Toss not thy head aside;

Repose it where the loves were born

In that warm dell abide.

Whatever flowers, on mountain, field,

Or garden, may arise,

Thine only that pure odor yield

Which never can suffice.

Emblem of her I’ve loved so long,

Go, carry her this little song. ‘

img_8474As you might expect, the unusual form of the cyclamen made it a favourite with still life painters, such as the remarkable Ambrosius Bosschaert the Elder, who worked in the Netherlands during the 17th Century.

'Bouquet of Flowers in a Glass Vase' by Ambrosius Bosschaert the Elder (1621)

‘Bouquet of Flowers in a Glass Vase’ by Ambrosius Bosschaert the Elder (1621)

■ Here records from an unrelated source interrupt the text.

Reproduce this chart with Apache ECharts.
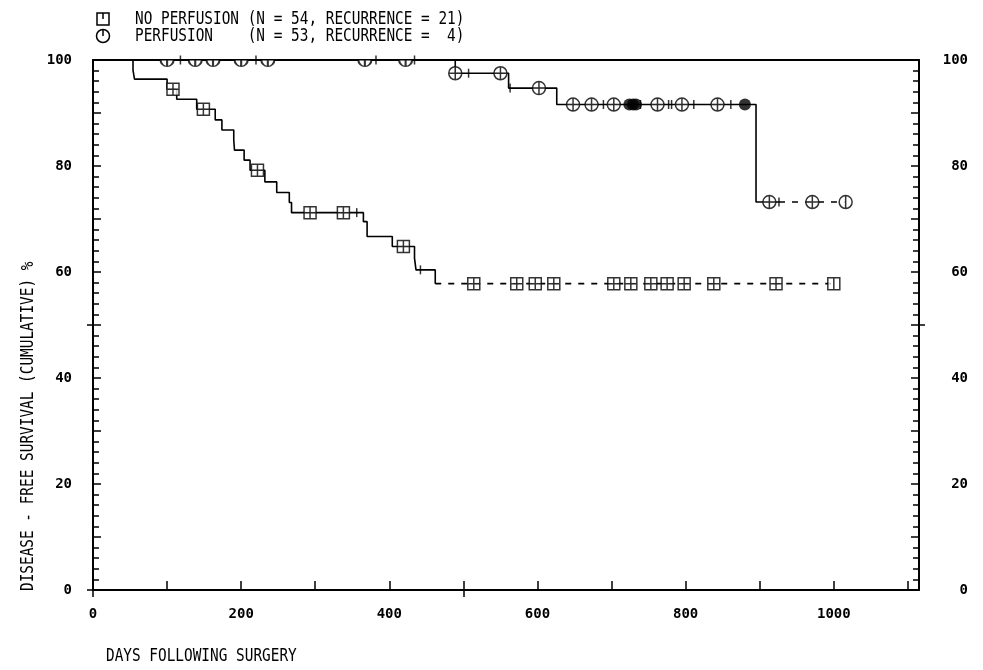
<!DOCTYPE html>
<html>
<head>
<meta charset="utf-8">
<script src="https://cdn.jsdelivr.net/npm/echarts@6/dist/echarts.min.js"></script>
<style>
  html, body { margin: 0; padding: 0; background: #fff; }
  #chart { width: 983px; height: 670px; }
</style>
</head>
<body>
<div id="chart"></div>
<script>
// --- data: [day, % disease-free] ---
// no perfusion: step points (drop happens at the day given)
const noPerfSteps = [
  [0, 100], [54, 98.1], [56, 96.4], [100, 94.5], [113, 92.6], [140, 90.7],
  [165, 88.7], [174, 86.8], [190, 84.9], [191, 83.0], [204, 81.1], [212, 79.2],
  [232, 77.0], [248, 75.0], [265, 73.1], [268, 71.2], [365, 69.5], [370, 66.7],
  [404, 64.8], [434, 62.6], [436, 60.4], [462, 57.8]
];
const noPerfTail = [[462, 57.8], [1000, 57.8]];
const noPerfCensored = [
  [108, 94.5], [149, 90.7], [222, 79.2], [293, 71.2], [338, 71.2], [419, 64.8],
  [514, 57.8], [572, 57.8], [597, 57.8], [622, 57.8], [703, 57.8], [726, 57.8],
  [753, 57.8], [775, 57.8], [798, 57.8], [838, 57.8], [922, 57.8], [1000, 57.8]
];
const noPerfTicks = [[356, 71.2], [442, 60.4]];

// perfusion
const perfSteps = [[0, 100], [489, 97.5], [561, 94.7], [626, 91.6], [895, 73.2], [926, 73.2]];
const perfTail = [[926, 73.2], [1016, 73.2]];
const perfCensTop = [100, 138, 162, 200, 236, 367, 422];
const perfCensored = [
  [489, 97.5], [550, 97.5], [602, 94.7],
  [648, 91.6], [673, 91.6], [703, 91.6], [762, 91.6], [795, 91.6], [843, 91.6],
  [913, 73.2], [971, 73.2], [1016, 73.2]
];
const perfDense = [[724, 91.6], [729, 91.6], [733, 91.6], [880, 91.6]];
const perfTicks = [
  [118, 100], [220, 100], [382, 100], [434, 100], [507, 97.5], [563, 94.7],
  [689, 91.6], [739, 91.6], [777, 91.6], [781, 91.6], [811, 91.6], [861, 91.6], [926, 73.2]
];

const xMax = 1115;
const legendText = [
  'NO PERFUSION (N = 54, RECURRENCE = 21)',
  'PERFUSION    (N = 53, RECURRENCE =  4)'
];
const xTitle = 'DAYS FOLLOWING SURGERY';
const yTitle = 'DISEASE - FREE SURVIVAL (CUMULATIVE) %';

// marker shapes
const SQ_CROSS = 'path://M0,0H12V12H0Z M6,0V12 M0,6H12';
const SQ_BAR = 'path://M0,0H12V12H0Z M6,0V12';
const CIR_CROSS = 'path://M0,6A6,6 0 1,1 12,6A6,6 0 1,1 0,6Z M6,0V12 M0,6H12';
const CIR_BAR = 'path://M0,6A6,6 0 1,1 12,6A6,6 0 1,1 0,6Z M6,0V12';
const HALF_CIR = 'path://M0,0A6,6 0 0,0 12,0Z M6,0V6';

const MONO = '"DejaVu Sans Mono", "Liberation Mono", monospace';
const black = '#000';

const chart = echarts.init(document.getElementById('chart'));

const lastOf = (arr, sym) => arr.map((p, i) =>
  i === arr.length - 1 ? { value: p, symbol: sym } : p);

const tickLabel = { color: black, fontFamily: MONO, fontWeight: 'bold', fontSize: 14 };
const axisLine = { show: true, onZero: false, lineStyle: { color: black, width: 2 } };
const tickLine = { color: black, width: 1.5 };

const markerStyle = { color: '#fff', borderColor: black, borderWidth: 1.5 };

const option = {
  backgroundColor: '#fff',
  animation: false,
  grid: [
    { left: 93, right: 64, top: 60, bottom: 80 },
    { left: 93, right: 64, top: 60, bottom: 80 }
  ],
  xAxis: [
    {
      type: 'value', min: 0, max: xMax, interval: 100, position: 'bottom',
      axisLine: axisLine,
      axisTick: { show: true, inside: true, length: 9, lineStyle: tickLine },
      axisLabel: Object.assign({
        margin: 17,
        formatter: v => (v % 200 === 0 && v <= 1000) ? String(v) : '',
        showMaxLabel: false
      }, tickLabel),
      splitLine: { show: false }
    },
    {
      type: 'value', min: 0, max: xMax, position: 'top',
      axisLine: axisLine, axisTick: { show: false }, axisLabel: { show: false },
      splitLine: { show: false }
    },
    {
      // crossing ticks below the axis
      gridIndex: 1, type: 'value', min: 0, max: xMax, position: 'bottom',
      axisLine: { show: false, onZero: false },
      axisTick: { show: true, inside: false, length: 7, customValues: [0, 500], lineStyle: tickLine },
      axisLabel: { show: false }, splitLine: { show: false }
    }
  ],
  yAxis: [
    {
      type: 'value', min: 0, max: 100, interval: 10, position: 'left',
      axisLine: axisLine,
      axisTick: { show: true, inside: true, length: 8, lineStyle: tickLine },
      minorTick: { show: true, splitNumber: 5, length: 6, lineStyle: tickLine },
      axisLabel: Object.assign({ margin: 21, formatter: v => v % 20 === 0 ? String(v) : '' }, tickLabel),
      splitLine: { show: false }, minorSplitLine: { show: false }
    },
    {
      type: 'value', min: 0, max: 100, interval: 10, position: 'right',
      axisLine: axisLine,
      axisTick: { show: true, inside: true, length: 8, lineStyle: tickLine },
      minorTick: { show: true, splitNumber: 5, length: 6, lineStyle: tickLine },
      axisLabel: Object.assign({ margin: 49, align: 'right', formatter: v => v % 20 === 0 ? String(v) : '' }, tickLabel),
      splitLine: { show: false }, minorSplitLine: { show: false }
    },
    {
      gridIndex: 1, type: 'value', min: 0, max: 100, position: 'left',
      axisLine: { show: false, onZero: false },
      axisTick: { show: true, inside: false, length: 6, customValues: [0, 50], lineStyle: tickLine },
      axisLabel: { show: false }, splitLine: { show: false }
    },
    {
      gridIndex: 1, type: 'value', min: 0, max: 100, position: 'right',
      axisLine: { show: false, onZero: false },
      axisTick: { show: true, inside: false, length: 6, customValues: [50], lineStyle: tickLine },
      axisLabel: { show: false }, splitLine: { show: false }
    }
  ],
  series: [
    {
      name: 'noPerf', type: 'line', step: 'end', data: noPerfSteps,
      showSymbol: false, lineStyle: { color: black, width: 1.6 }, z: 2
    },
    {
      name: 'noPerfTail', type: 'line', data: noPerfTail,
      showSymbol: false, lineStyle: { color: black, width: 1.6, type: [6, 7] }, z: 2
    },
    {
      name: 'perf', type: 'line', step: 'end', data: perfSteps,
      showSymbol: false, lineStyle: { color: black, width: 1.6 }, z: 2
    },
    {
      name: 'perfTail', type: 'line', data: perfTail,
      showSymbol: false, lineStyle: { color: black, width: 1.6, type: [6, 7] }, z: 2
    },
    {
      type: 'scatter', data: noPerfTicks.concat(perfTicks),
      symbol: 'rect', symbolSize: [1.5, 9], itemStyle: { color: black }, z: 3
    },
    {
      type: 'scatter', data: lastOf(noPerfCensored, SQ_BAR),
      symbol: SQ_CROSS, symbolSize: 12, itemStyle: markerStyle, z: 4
    },
    {
      type: 'scatter', data: lastOf(perfCensored, CIR_BAR),
      symbol: CIR_CROSS, symbolSize: 13, itemStyle: markerStyle, z: 4
    },
    {
      type: 'scatter', data: perfDense,
      symbol: 'circle', symbolSize: 12, itemStyle: { color: black }, z: 5
    },
    {
      type: 'scatter', data: perfCensTop.map(d => [d, 100]),
      symbol: HALF_CIR, symbolSize: [13, 6.5], symbolOffset: [0, 3.25],
      itemStyle: markerStyle, z: 4
    }
  ],
  graphic: [
    { type: 'rect', shape: { x: 97, y: 13, width: 12, height: 12 }, style: { fill: '#fff', stroke: black, lineWidth: 1.5 } },
    { type: 'line', shape: { x1: 103, y1: 13, x2: 103, y2: 19 }, style: { stroke: black, lineWidth: 1.5 } },
    { type: 'circle', shape: { cx: 103, cy: 36, r: 6.5 }, style: { fill: '#fff', stroke: black, lineWidth: 1.5 } },
    { type: 'line', shape: { x1: 103, y1: 29.5, x2: 103, y2: 36 }, style: { stroke: black, lineWidth: 1.5 } },
    {
      type: 'text', x: 135, y: 19.5, scaleX: 0.8,
      style: { text: legendText[0], font: '18px ' + MONO, fill: black, textAlign: 'left', textVerticalAlign: 'middle' }
    },
    {
      type: 'text', x: 135, y: 36, scaleX: 0.8,
      style: { text: legendText[1], font: '18px ' + MONO, fill: black, textAlign: 'left', textVerticalAlign: 'middle' }
    },
    {
      type: 'text', x: 106, y: 656, scaleX: 0.8,
      style: { text: xTitle, font: '18px ' + MONO, fill: black, textAlign: 'left', textVerticalAlign: 'middle' }
    },
    {
      type: 'text', x: 28, y: 591, rotation: Math.PI / 2, scaleX: 0.8,
      style: { text: yTitle, font: '18px ' + MONO, fill: black, textAlign: 'left', textVerticalAlign: 'middle' }
    }
  ]
};

chart.setOption(option);
</script>
</body>
</html>
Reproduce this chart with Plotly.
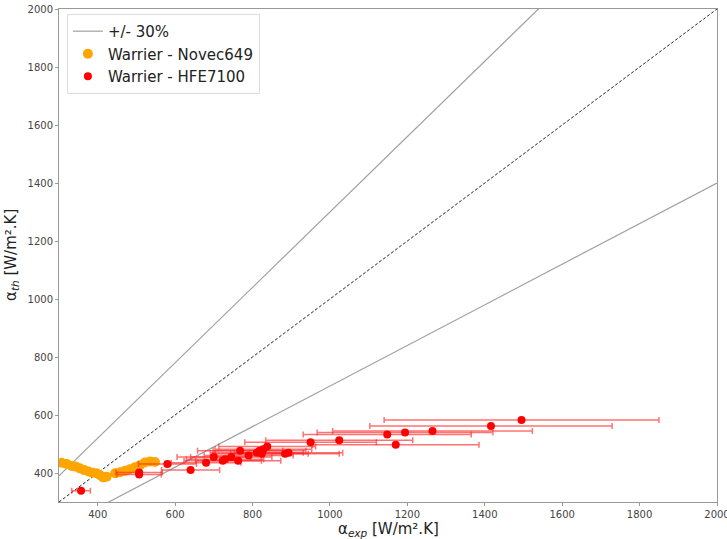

However, they have also inspired more recent painters. Koloman Moser, whose painting is below,  was a member of the Viennese Secessionists, a group that included Klimt. The plant was to be a big influence in Art Nouveau generally, with its love of the natural world and the exotic. And I can see why people were influenced to record the fleeting beauty of cyclamen. To see those flowers, poised as if to take flight, amongst the fallen leaves of autumn is to experience a brief moment of wonder.